> **Entries from a dataset**
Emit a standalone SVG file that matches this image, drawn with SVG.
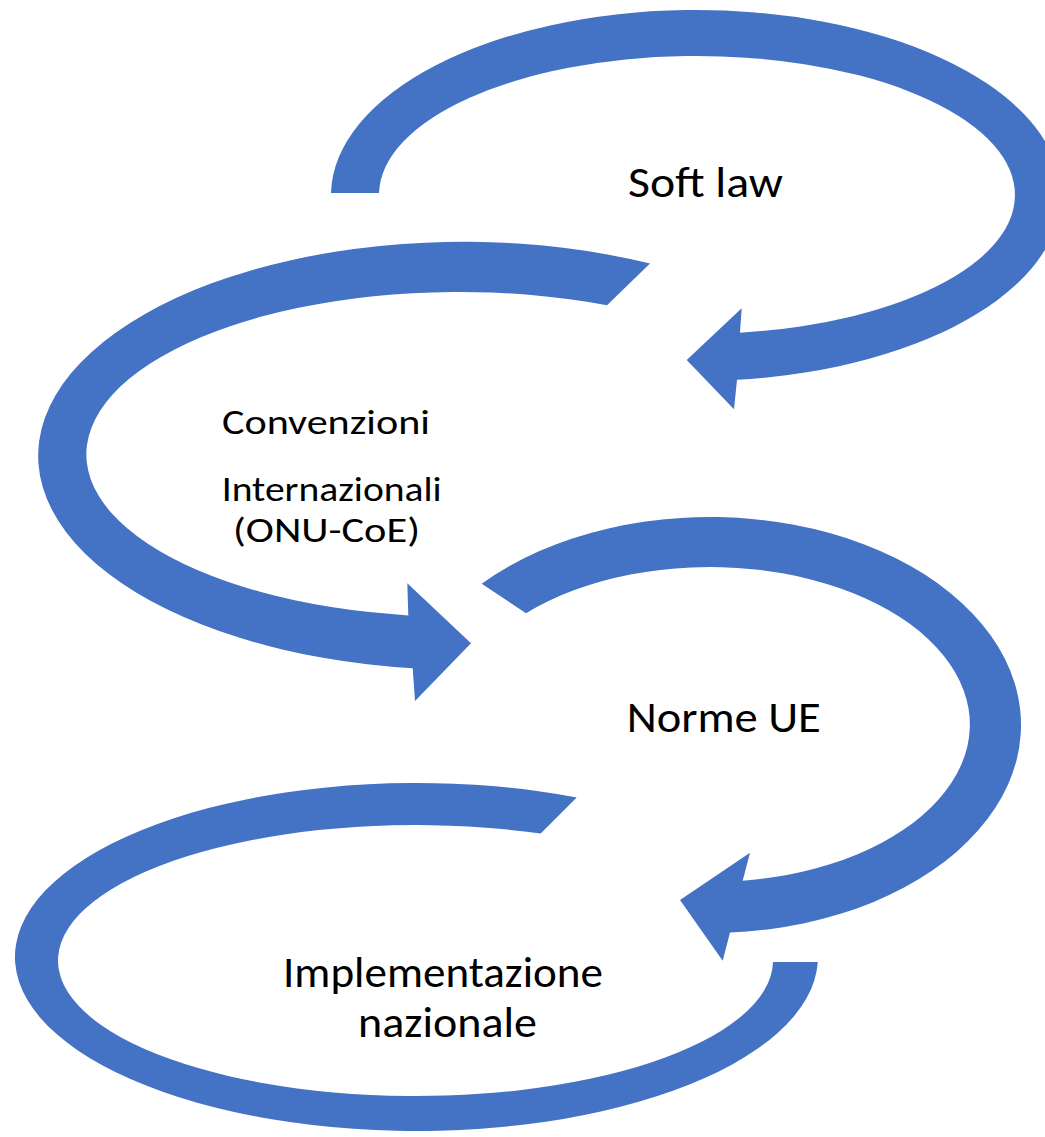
<svg xmlns="http://www.w3.org/2000/svg" width="1045" height="1137" viewBox="0 0 1045 1137">
  <style>
    .arrow { fill: #4472C4; stroke: none; }
    .lbl { font-family: Carlito, Lato, "Liberation Sans", sans-serif; fill: #000000; text-anchor: middle; }
    .big { font-size: 43px; }
    .mid { font-size: 34px; }
  </style>
  <rect width="1045" height="1137" fill="#ffffff"/>
  <g id="connectors">
    <path id="arrow-softlaw" class="arrow" d="M 331 193 A 365 185.5 0 1 1 737 379.8 L 734 409.3 L 686.7 360 L 741.7 308.3 L 740 332.7 A 318 139 0 1 0 379 193 Z"/>
    <path id="arrow-convenzioni" class="arrow" d="M 650 263.6 A 425 214 0 1 0 412.7 668.3 L 415 701 L 471 643.3 L 407.3 583.3 L 408.3 615.4 A 373 162.5 0 1 1 607 305.2 Z"/>
    <path id="arrow-norme" class="arrow" d="M 481.7 583.8 A 311 208 0 1 1 730 932.6 L 722.7 960.7 L 680 900 L 750 852.7 L 742.7 880.8 A 260 157.5 0 1 0 526 613.2 Z"/>
    <path id="arrow-implementazione" class="arrow" d="M 576.7 797.4 A 401.5 174 0 1 0 817.8 962 L 773 962 A 357.5 135.5 0 1 1 540.7 833.6 Z"/>
  </g>
  <g id="node-softlaw">
    <text class="lbl big" x="705.5" y="197" textLength="155" lengthAdjust="spacingAndGlyphs">Soft law</text>
  </g>
  <g id="node-convenzioni">
    <text class="lbl mid" x="326" y="434" textLength="208" lengthAdjust="spacingAndGlyphs">Convenzioni</text>
    <text class="lbl mid" x="331.7" y="501" textLength="220" lengthAdjust="spacingAndGlyphs">Internazionali</text>
    <text class="lbl mid" x="326.5" y="542" textLength="187" lengthAdjust="spacingAndGlyphs">(ONU-CoE)</text>
  </g>
  <g id="node-norme">
    <text class="lbl big" x="723.7" y="731.5" textLength="194" lengthAdjust="spacingAndGlyphs">Norme UE</text>
  </g>
  <g id="node-implementazione">
    <text class="lbl big" x="443" y="986.5" textLength="320" lengthAdjust="spacingAndGlyphs">Implementazione</text>
    <text class="lbl big" x="447.5" y="1036.5" textLength="179" lengthAdjust="spacingAndGlyphs">nazionale</text>
  </g>
</svg>
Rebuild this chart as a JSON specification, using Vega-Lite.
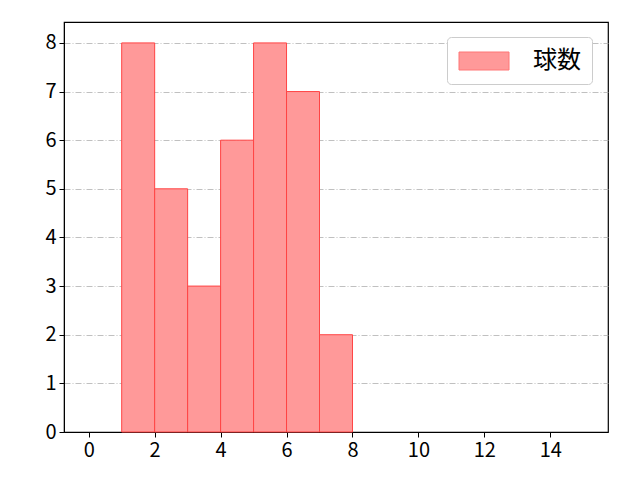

> **Exercise requirements**
Of the lines above, how many include the word "this"? Reply with the number only.

> **Exercise result**
2